I am just wondering whether there is any functionality to do the median imputation within a group. For example, if I have an income column and a zip code column, I want to impute the income within one zip code.
We don't have that. You would probably get something similar to what you want using step_impute_bag()
or step_impute_linear()
.
I'm not sure. Can you tell us what you want to do by showing the recipe (without the imputation parts)?
Here is the recipe without imputation. division and super_department are categorical variables.
preproc = recipe(
cpc ~ .,
data = lag_df) %>%
step_integer(division, super_department) %>%
step_normalize(recipes::all_predictors(), -division, -super_department) %>%
step_zv(recipes::all_predictors()) %>%
prep()
rf = rand_forest() %>%
set_mode("regression") %>%
set_engine("ranger", num.threads = 30, importance = "impurity")
wflow <-
workflow() %>%
add_recipe(preproc) %>%
add_model(rf)
I would put the imputation parts first. However, based on your first message, I'm not sure what you are imputing.
Also:
If you don't mind me asking, what is the purpose of this? These seem like unordered categorical data and splitting on them as if they are numeric scales would be bad.
I have a few more features with type double to impute which is not listed in the recipe.
step_integer(division, super_department)
is something I don't like but not sure how to handle it in another way. The number of distinct values for those variables is high and I will be out of memory easily if I do step_dummy. I probably can use step_other.
I suggest using step_lencode_mixed()
to convert them to a numeric feature (each)
Overall, I'd put the imputation steps first.

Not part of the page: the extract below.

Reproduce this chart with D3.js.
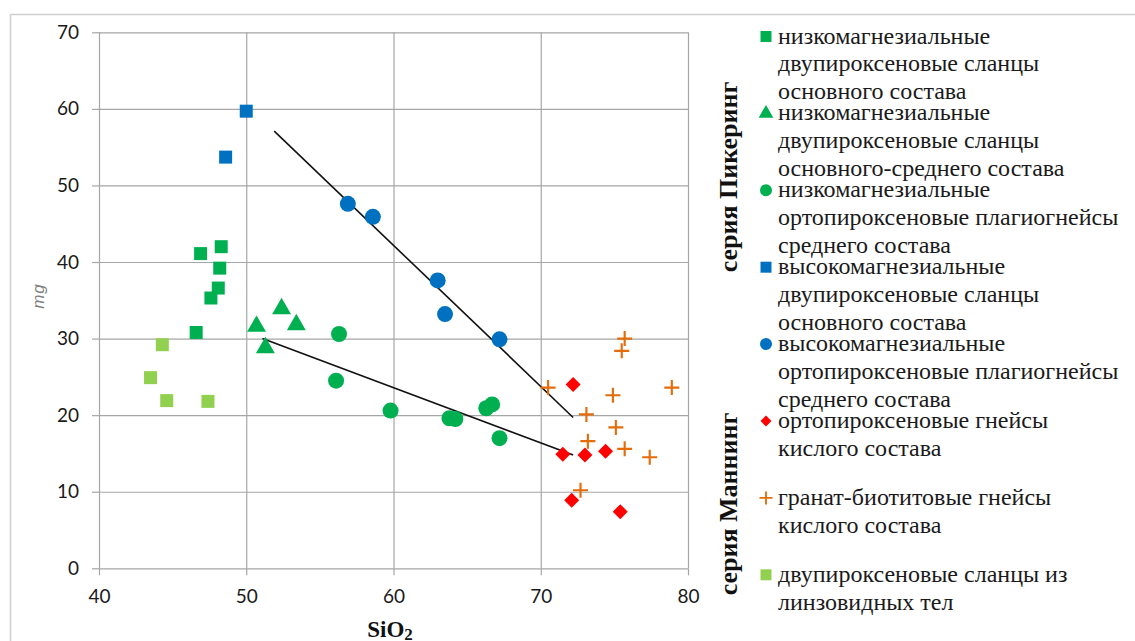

This topic was automatically closed 21 days after the last reply. New replies are no longer allowed.
If you have a query related to it or one of the replies, start a new topic and refer back with a link.
Thanks, Max! When using step_impute_linear(), if I have a categorical variable and I want to do step_integer for the model and step_dummy for step_impute_linear, is there any way to do that?